» **Source excerpt**
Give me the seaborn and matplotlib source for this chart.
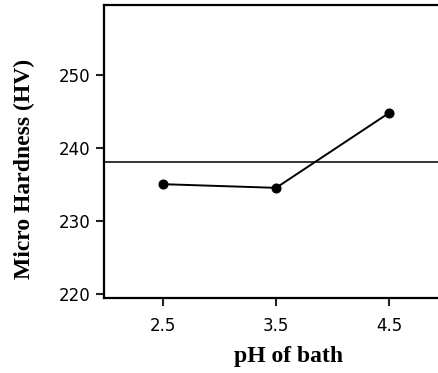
import matplotlib
matplotlib.use("Agg")
import matplotlib.pyplot as plt
import pandas as pd
import seaborn as sns

# values
ph_levels = [2.5, 3.5, 4.5]
hardness_means = [235.05, 234.55, 244.8]
grand_mean = 238.08
y_ticks = [220, 230, 240, 250]

df = pd.DataFrame({'ph': ph_levels, 'hv': hardness_means})

sns.set_style('ticks')
plt.rcParams['font.family'] = ['DejaVu Sans']

fig = plt.figure(figsize=(4.38, 3.73), dpi=100)
ax = fig.add_axes([0.2374, 0.2019, 0.7626, 0.7847])

ax.axhline(grand_mean, color='#333333', lw=1.4, zorder=1)
sns.lineplot(data=df, x='ph', y='hv', ax=ax, color='black', lw=1.4,
             marker='o', markersize=6.5, markeredgecolor='black', zorder=3)

ax.set_xlim(1.975, 4.935)
ax.set_ylim(219.5, 259.6)
ax.set_xticks(ph_levels)
ax.set_xticklabels([str(v) for v in ph_levels])
ax.set_yticks(y_ticks)

for s in ['left', 'bottom', 'top']:
    ax.spines[s].set_linewidth(1.6)
    ax.spines[s].set_color('black')
ax.spines['right'].set_visible(False)
ax.tick_params(axis='both', direction='out', length=6, width=1.5,
               labelsize=12, colors='#222222', labelcolor='black')
ax.tick_params(axis='x', pad=8)

serif = dict(family='Liberation Serif', weight='bold', size=17, color='black')
ax.set_xlabel('pH of bath', fontdict=serif)
ax.set_ylabel('Micro Hardness (HV)', fontdict=serif)
ax.xaxis.set_label_coords(0.554, -0.166)
ax.yaxis.set_label_coords(-0.207, 0.44)

fig.savefig('out.png', dpi=100)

» **Problem to solve**
Exactly reproduce the run of lines from the start of the listing through the line with "ax.set_yticks(y_ticks)", inclusive; pictures are not copied.

» **Result**
Give me the seaborn and matplotlib source for this chart.
import matplotlib
matplotlib.use("Agg")
import matplotlib.pyplot as plt
import pandas as pd
import seaborn as sns

# values
ph_levels = [2.5, 3.5, 4.5]
hardness_means = [235.05, 234.55, 244.8]
grand_mean = 238.08
y_ticks = [220, 230, 240, 250]

df = pd.DataFrame({'ph': ph_levels, 'hv': hardness_means})

sns.set_style('ticks')
plt.rcParams['font.family'] = ['DejaVu Sans']

fig = plt.figure(figsize=(4.38, 3.73), dpi=100)
ax = fig.add_axes([0.2374, 0.2019, 0.7626, 0.7847])

ax.axhline(grand_mean, color='#333333', lw=1.4, zorder=1)
sns.lineplot(data=df, x='ph', y='hv', ax=ax, color='black', lw=1.4,
             marker='o', markersize=6.5, markeredgecolor='black', zorder=3)

ax.set_xlim(1.975, 4.935)
ax.set_ylim(219.5, 259.6)
ax.set_xticks(ph_levels)
ax.set_xticklabels([str(v) for v in ph_levels])
ax.set_yticks(y_ticks)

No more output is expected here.